▶ _What is required_:
Exactly retype the lines from the top of the data through the line containing "fig = plt.figure(figsize=(W", leaving out every picture.

— start Data shown —

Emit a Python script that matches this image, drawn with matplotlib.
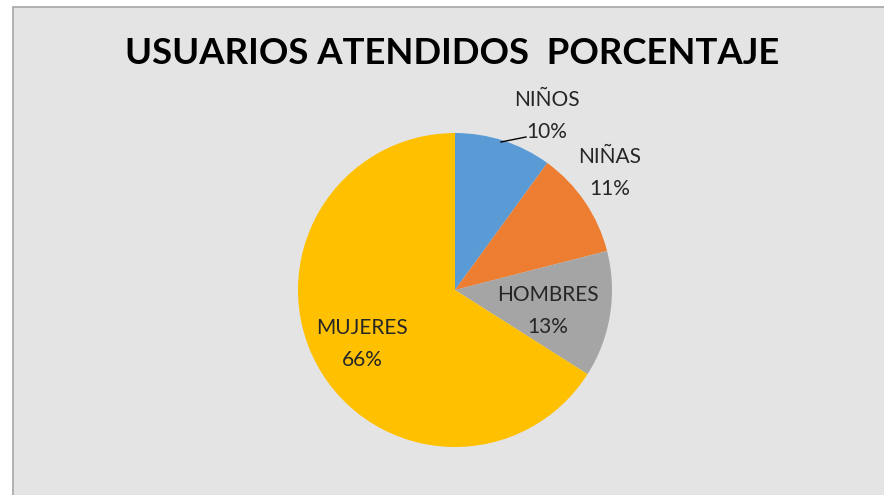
import matplotlib.pyplot as plt
from matplotlib.patches import Rectangle

categorias = ["NIÑOS", "NIÑAS", "HOMBRES", "MUJERES"]
porcentajes = [10, 11, 13, 66]
colores = ["#5B9BD5", "#ED7D31", "#A5A5A5", "#FFC000"]

W, H = 884, 495
plt.rcParams['font.family'] = ['Lato', 'DejaVu Sans']

fig = plt.figure(figsize=(W / 100, H / 100), dpi=100, facecolor="white")

# fondo del grafico con borde arriba e izquierda
fondo = Rectangle((13 / W, -0.1), 1.2, 1.1 - 7 / H, transform=fig.transFigure,
                  facecolor="#E4E4E4", edgecolor="#A6A6A6", linewidth=1.2, zorder=-5)
fig.patches.append(fondo)

cx, cy, r = 455, 290, 157
ax = fig.add_axes([(cx - r) / W, (H - cy - r) / H, 2 * r / W, 2 * r / H])
ax.pie(porcentajes, colors=colores, startangle=90, counterclock=False, radius=1,
       wedgeprops=dict(linewidth=0))
ax.set_xlim(-1, 1)
ax.set_ylim(-1, 1)
ax.axis("off")


def px(x, y):
    return x / W, 1 - y / H


fig.text(*px(452, 54), "USUARIOS ATENDIDOS  PORCENTAJE", ha="center", va="center",
         fontsize=26.3, fontweight="bold", color="black")

pos = [(547, 116), (610, 173), (548, 311), (362, 344)]
for (x, y), cat, p in zip(pos, categorias, porcentajes):
    fig.text(*px(x, y), "%s\n%d%%" % (cat, p), ha="center", va="center",
             fontsize=15, linespacing=1.7, color="#262626")

# linea guia de NIÑOS
fig.add_artist(plt.Line2D([501 / W, 526 / W], [1 - 142 / H, 1 - 137 / H],
                          transform=fig.transFigure, color="black", linewidth=1))

plt.savefig("out.png", dpi=100, facecolor=fig.get_facecolor())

— end Data shown —

▶ _Correct response_:
Emit a Python script that matches this image, drawn with matplotlib.
import matplotlib.pyplot as plt
from matplotlib.patches import Rectangle

categorias = ["NIÑOS", "NIÑAS", "HOMBRES", "MUJERES"]
porcentajes = [10, 11, 13, 66]
colores = ["#5B9BD5", "#ED7D31", "#A5A5A5", "#FFC000"]

W, H = 884, 495
plt.rcParams['font.family'] = ['Lato', 'DejaVu Sans']

fig = plt.figure(figsize=(W / 100, H / 100), dpi=100, facecolor="white")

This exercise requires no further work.